Good songs, of course, save for a few. The remix of the formerly brilliant Do You Realize""
is a long, dull and anything-but-Lipsish version of the song. It's essentially a 1999 party dance mix, and it's really, really boring. The whole fizzy space pop gets old really fast, and it just doesn't seem to end. Clocking in at over nine minutes long, this song doesn't leave a good mark on the album; it, unfortunately, is just one of those Crazy Frog
or Hampster Dance
songs that takes the brilliance of the Flaming Lips and butchers it. If you're eight years old, this song can amuse you. If you're over 12, then you really shouldn't waste you're time.
The cover songs are brilliant, to say the least. The cover of Beck
's The Golden Age
is about as incredible as a good portion of Nirvana
's Unplugged session. It's an acoustic gem, complete with an ailing and trudging piano. The coarse, painful and breathtaking vocal performance is only one of the many things to savor in this brilliant cover; others are the simple yet extremely enjoyable guitar, with a slow and climbing guitar strum, as well as the backup instruments that include piano, slide guitar and a pounding drum performance. The cover of Radiohead
's Knives Out
takes the brilliance of the original, steals the guitar riff and transfers it into a piano piece, which is as sad as the original but adds that assurance that it's a Flaming Lips song, so it's still quite an enjoyable listen. The whole song isn't that varied, but it doesn't really make for a big issue, seeing as the Lips crank out as much emotion as they can, which makes for a constantly enjoyable listen. The cover of Can't Get You Out Of My Head
does justice to the original version, but it's also fair to say that the Lips take this song and give it a royal treatment. The song itself has a theatrical, big and eruptive aspect to it; it constantly gains strenght, especially in the thundering percussion and string sections, where the progression is imminent and noticable, but also in the persistance of Wayne's performance. He's just sitting there and strumming an acoustic guitar, and giving us his all with his hoarse voice, which isn't to say that it's a bad thing. No, it's a very amazing vocal performance, as he has as much passion as the music itself, and while he may end up repeating himself for a little while, it never gets boring.

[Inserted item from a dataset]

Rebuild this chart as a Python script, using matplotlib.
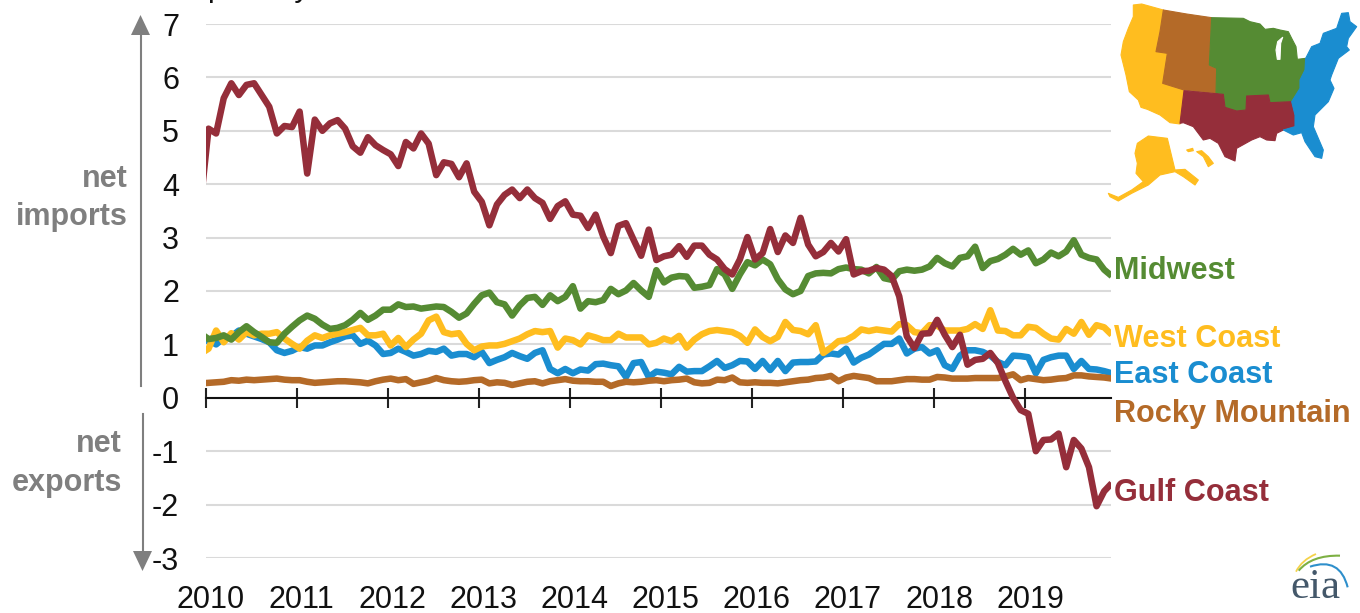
import numpy as np
import matplotlib
matplotlib.use("Agg")
import matplotlib.pyplot as plt
from matplotlib.patches import Polygon, PathPatch
from matplotlib.path import Path

plt.rcParams['font.family'] = ['Liberation Sans', 'DejaVu Sans']

years = [str(y) for y in range(2010, 2020)]
y_ticks = [7, 6, 5, 4, 3, 2, 1, 0, -1, -2, -3]

gulf = [3.7, 5.04, 4.95, 5.61, 5.89, 5.67, 5.86, 5.89, 5.67, 5.45,
        4.95, 5.09, 5.07, 5.36, 4.2, 5.21, 5.0, 5.14, 5.2, 5.04,
        4.71, 4.59, 4.88, 4.73, 4.64, 4.56, 4.34, 4.79, 4.67, 4.95,
        4.76, 4.17, 4.41, 4.38, 4.13, 4.39, 3.86, 3.67, 3.23, 3.62,
        3.80, 3.9, 3.74, 3.9, 3.74, 3.65, 3.35, 3.59, 3.68, 3.43,
        3.41, 3.18, 3.43, 3.02, 2.71, 3.22, 3.27, 2.96, 2.66, 3.15,
        2.58, 2.65, 2.68, 2.84, 2.64, 2.85, 2.85, 2.68, 2.59, 2.41,
        2.31, 2.59, 3.01, 2.59, 2.71, 3.16, 2.73, 3.04, 2.9, 3.37,
        2.87, 2.65, 2.73, 2.9, 2.74, 2.97, 2.31, 2.37, 2.38, 2.43,
        2.4, 2.28, 1.9, 1.15, .93, 1.2, 1.21, 1.46, 1.18, .95,
        1.18, .62, .71, .73, .84, .65, .31, .0, -.23, -.3,
        -1.0, -.79, -.78, -.67, -1.3, -.79, -.95, -1.3, -2.03, -1.75, -1.6]
midwest = [1.2, 1.1, 1.12, 1.17, 1.09, 1.23, 1.34, 1.23, 1.14, 1.04,
           1.03, 1.2, 1.33, 1.45, 1.54, 1.48, 1.37, 1.29, 1.31, 1.36,
           1.46, 1.59, 1.46, 1.54, 1.65, 1.65, 1.75, 1.7, 1.71, 1.67,
           1.69, 1.71, 1.7, 1.61, 1.5, 1.58, 1.76, 1.92, 1.97, 1.79,
           1.75, 1.54, 1.73, 1.87, 1.89, 1.74, 1.92, 1.81, 1.89, 2.09,
           1.67, 1.81, 1.79, 1.83, 2.04, 1.94, 2.01, 2.15, 2.01, 1.89,
           2.39, 2.16, 2.25, 2.28, 2.27, 2.06, 2.08, 2.11, 2.41, 2.31,
           2.04, 2.31, 2.54, 2.48, 2.59, 2.5, 2.22, 2.03, 1.94, 2.0,
           2.28, 2.33, 2.34, 2.33, 2.41, 2.44, 2.41, 2.4, 2.33, 2.45,
           2.24, 2.21, 2.37, 2.4, 2.38, 2.4, 2.46, 2.62, 2.52, 2.46,
           2.62, 2.65, 2.83, 2.43, 2.56, 2.6, 2.68, 2.79, 2.68, 2.76,
           2.52, 2.59, 2.72, 2.65, 2.74, 2.95, 2.68, 2.62, 2.59, 2.4, 2.28]
west = [.83, .92, 1.26, 1.04, 1.21, 1.09, 1.23, 1.17, 1.2, 1.2,
        1.23, 1.11, 1.01, .92, 1.07, 1.17, 1.12, 1.17, 1.2, 1.23,
        1.27, 1.31, 1.17, 1.17, 1.2, .98, 1.12, .95, 1.09, 1.2,
        1.45, 1.52, 1.23, 1.19, 1.21, 1.01, .89, .96, .98, .98,
        1.01, 1.06, 1.11, 1.19, 1.25, 1.23, 1.25, .94, 1.11, 1.08,
        1.0, 1.17, 1.13, 1.08, 1.08, 1.2, 1.13, 1.13, 1.13, 1.0,
        1.03, 1.11, 1.06, 1.16, .94, 1.09, 1.19, 1.25, 1.27, 1.25,
        1.23, 1.16, 1.03, 1.28, 1.14, 1.06, 1.14, 1.42, 1.27, 1.25,
        1.19, 1.36, .84, .94, 1.06, 1.08, 1.16, 1.28, 1.25, 1.28,
        1.26, 1.24, 1.38, 1.36, 1.23, 1.21, 1.36, 1.35, 1.26, 1.26,
        1.26, 1.29, 1.38, 1.29, 1.64, 1.26, 1.25, 1.17, 1.17, 1.33,
        1.31, 1.2, 1.11, 1.09, 1.29, 1.2, 1.42, 1.18, 1.36, 1.32, 1.18]
east = [1.05, 1.08, 1.0, 1.12, 1.15, 1.26, 1.2, 1.15, 1.1, 1.04,
        .89, .84, .88, .95, .92, .98, .98, 1.04, 1.09, 1.15,
        1.17, 1.01, 1.07, .98, .82, .84, .92, .86, .79, .82,
        .88, .86, .92, .79, .82, .82, .76, .86, .65, .71,
        .76, .84, .78, .73, .84, .89, .54, .46, .54, .46,
        .53, .51, .63, .64, .61, .59, .39, .65, .67, .39,
        .49, .47, .44, .58, .49, .5, .5, .59, .69, .56,
        .61, .69, .68, .54, .69, .52, .69, .5, .66, .67,
        .67, .68, .81, .83, .81, .92, .66, .75, .81, .91,
        1.01, 1.01, 1.11, .83, .92, .95, .83, .89, .61, .54,
        .79, .89, .89, .86, .79, .67, .61, .79, .78, .76,
        .46, .71, .76, .79, .79, .54, .69, .54, .53, .5, .46]
rocky = [.27, .28, .29, .30, .33, .32, .34, .33, .34, .35,
         .36, .34, .33, .33, .30, .28, .29, .30, .31, .31,
         .30, .29, .27, .31, .34, .36, .33, .35, .26, .29,
         .32, .37, .33, .31, .30, .31, .33, .34, .27, .29,
         .28, .24, .27, .30, .31, .27, .31, .33, .35, .32,
         .31, .31, .30, .30, .22, .27, .30, .29, .30, .32,
         .33, .31, .33, .34, .36, .29, .27, .28, .34, .33,
         .38, .29, .28, .29, .28, .28, .27, .29, .31, .33,
         .34, .37, .38, .41, .31, .38, .41, .39, .37, .31,
         .31, .31, .33, .35, .35, .34, .34, .39, .38, .36,
         .36, .36, .37, .37, .37, .37, .40, .44, .33, .37,
         .35, .33, .34, .36, .37, .42, .42, .40, .39, .38, .36]

GULF, MID, WEST, EAST, ROCKY = '#952E3A', '#558B33', '#FFBD1F', '#1A8DD0', '#B46A28'
GRAY = '#7F7F7F'
W, H = 1360, 613
LX, RX, TY, BY = 205.5, 1111.0, 24.0, 558.0
FS = 22

fig = plt.figure(figsize=(13.6, 6.13), dpi=100)
ax = fig.add_axes([LX / W, 1 - BY / H, (RX - LX) / W, (BY - TY) / H])
months = np.arange(len(gulf)) - 0.6
ax.set_xlim(0, (RX - LX) / 7.59)
ax.set_ylim(-3, 7)
ax.set_yticks(y_ticks)
ax.set_yticklabels([str(v) for v in y_ticks])
year_pos = np.arange(len(years)) * 12
ax.set_xticks(year_pos)
ax.set_xticklabels([''] * len(years))
# year labels sit slightly right of their tick marks, as in the original
ax.set_xticks(year_pos + 0.65, minor=True)
ax.set_xticklabels(years, minor=True)
ax.tick_params(axis='y', length=0, pad=19, labelsize=FS, labelcolor='#111111')
ax.tick_params(axis='x', which='major', length=14.5, width=1.5, direction='inout', color='#222222')
ax.tick_params(axis='x', which='minor', length=0, pad=135, labelsize=FS, labelcolor='#111111')
for s in ('left', 'right', 'top'):
    ax.spines[s].set_visible(False)
ax.spines['bottom'].set_position(('data', 0))
ax.spines['bottom'].set_color('#111111')
ax.spines['bottom'].set_linewidth(1.5)
ax.grid(axis='y', color='#DADADA', linewidth=1.5)
ax.set_axisbelow(True)

for series, col, z in [(east, EAST, 3), (rocky, ROCKY, 4), (west, WEST, 5), (midwest, MID, 6), (gulf, GULF, 7)]:
    ax.plot(months, series, color=col, lw=4.7, solid_joinstyle='round', solid_capstyle='butt', zorder=z)

# overlay in pixel coordinates for annotations, map and logo
ov = fig.add_axes([0, 0, 1, 1], facecolor='none')
ov.set_xlim(0, W)
ov.set_ylim(H, 0)
ov.axis('off')

for txt, y, col in [('Midwest', 271, MID), ('West Coast', 339, WEST), ('East Coast', 375, EAST),
                    ('Rocky Mountain', 414, ROCKY), ('Gulf Coast', 493, GULF)]:
    ov.text(1114, y, txt, color=col, fontsize=22.1, fontweight='bold', va='center', ha='left')

ov.text(128, 179, 'net', color=GRAY, fontsize=FS, fontweight='bold', ha='right', va='center')
ov.text(128, 217, 'imports', color=GRAY, fontsize=FS, fontweight='bold', ha='right', va='center')
ov.text(122, 444, 'net', color=GRAY, fontsize=FS, fontweight='bold', ha='right', va='center')
ov.text(122, 483, 'exports', color=GRAY, fontsize=FS, fontweight='bold', ha='right', va='center')
ov.text(208, -4, 'per day', color='#111111', fontsize=FS, ha='left', va='baseline', clip_on=False)

# direction arrows
ov.plot([140.5, 140.5], [30, 386], color=GRAY, lw=1.5)
ov.add_patch(Polygon([(140.5, 15), (131, 35), (150, 35)], closed=True, fc=GRAY, ec='none'))
ov.plot([142.5, 142.5], [414, 555], color=GRAY, lw=1.5)
ov.add_patch(Polygon([(142.5, 571), (133, 551), (152, 551)], closed=True, fc=GRAY, ec='none'))


def region(points, color):
    pts = [(1060 + x / 3, y / 3) for x, y in points]
    ov.add_patch(Polygon(pts, closed=True, fc=color, ec=color, lw=0.8, joinstyle='round'))


region([(220, 15), (245, 12), (310, 30), (300, 95), (288, 155), (322, 160), (308, 250), (372, 270), (360, 372),
        (330, 368), (300, 345), (262, 328), (243, 322), (235, 300), (208, 275), (198, 225), (183, 165), (190, 125),
        (205, 85), (220, 50)], WEST)
region([(310, 30), (380, 42), (455, 53), (448, 195), (470, 205), (468, 280), (372, 270), (308, 250), (322, 160),
        (288, 155), (300, 95)], ROCKY)
region([(455, 53), (550, 55), (570, 65), (600, 72), (615, 88), (640, 85), (660, 90), (685, 95), (695, 115), (708, 140),
        (712, 178), (737, 175), (735, 210), (720, 240), (720, 265), (695, 305), (630, 308), (625, 285), (560, 288),
        (558, 330), (530, 333), (495, 322), (490, 283), (468, 280), (470, 205), (448, 195)], MID)
region([(653, 125), (668, 112), (662, 130), (660, 178), (652, 178), (648, 150)], 'white')
region([(372, 272), (490, 283), (495, 322), (530, 333), (558, 330), (560, 288), (625, 285), (630, 308), (695, 305),
        (705, 345), (705, 380), (670, 390), (650, 400), (645, 422), (620, 420), (600, 410), (575, 420), (530, 445),
        (525, 483), (495, 470), (475, 430), (450, 415), (430, 420), (400, 380), (370, 368), (360, 370)], GULF)
region([(737, 175), (755, 140), (780, 130), (790, 100), (830, 85), (845, 40), (865, 38), (870, 65), (890, 80), (865, 115),
        (860, 140), (868, 150), (835, 175), (815, 225), (810, 240), (822, 265), (805, 305), (765, 345), (760, 380),
        (790, 450), (785, 475), (765, 470), (735, 425), (725, 398), (700, 405), (670, 390), (705, 380), (705, 345),
        (695, 305), (720, 265), (720, 240), (735, 210)], EAST)
region([(232, 430), (265, 408), (322, 415), (345, 510), (375, 508), (415, 540), (405, 555), (370, 530), (345, 515),
        (300, 525), (265, 555), (215, 580), (175, 603), (150, 590), (145, 580), (175, 592), (215, 570), (250, 545),
        (228, 520), (232, 490), (225, 460)], WEST)
region([(380, 450), (398, 445), (400, 452), (385, 455)], WEST)
region([(410, 455), (425, 452), (445, 470), (460, 490), (445, 500), (430, 470)], WEST)


def arc(p0, p1, p2, color, lw):
    verts = [(1000 + x / 3, 380 + y / 3) for x, y in (p0, p1, p2)]
    ov.add_patch(PathPatch(Path(verts, [Path.MOVETO, Path.CURVE3, Path.CURVE3]), fc='none', ec=color, lw=lw))


arc((888, 575), (905, 540), (948, 522), '#F4D24A', 1.3)
arc((896, 572), (935, 525), (1020, 527), '#7DB043', 1.5)
arc((930, 560), (1020, 530), (1043, 622), '#2E8FCB', 1.5)
ov.text(1315, 588, 'eia', family='Liberation Serif', fontsize=31, color='#44586A', ha='center', va='center')

fig.savefig('out.png', dpi=100)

The "strange design" of new song The Strange Design Of Conscience
is that it's very varied; it has a faint accordion in the background throughout the song, but the forward music is a phased guitar and electronic drumset. As far as musical performance goes, this isn't anything special, but like it's predecessors, it's a very amazing listen, just for it's overall incredible effect alone. This song may have a twist of space-age pop to it, but when the chorus rolls around, one can't help and feel the strong influence of Pink Floyd
. Eventually, the song fades away with a heartfelt performance by all, and the bar is set for another new song: Thank You Jack White (For the Fiberoptic Jesus You Gave Me)
is pretty self-explanatory. It's about, well, Jack White giving our heroes a fiberoptic Jesus. But the music is an ode to Johnny Cash, as it blends old school country and rock n' roll into one, and the result is a fantastic, ballad like song with a country twist. It's a great listen, and the talking intro from Wayne makes even that much more enjoyable.
This EP should be considered if you're a fan of the Flaming Lips. Though it's well over $10 for seven songs, it's still an amazing listen save for a single dud song. The overall feel of the song isn't very story telling, however, and that's a bit of a turn off. However, the songs themselves are great all around, whether they be new Lips or covers of classic alt-rock pieces, this album has brilliance written all over it in terms of musical performance/writing.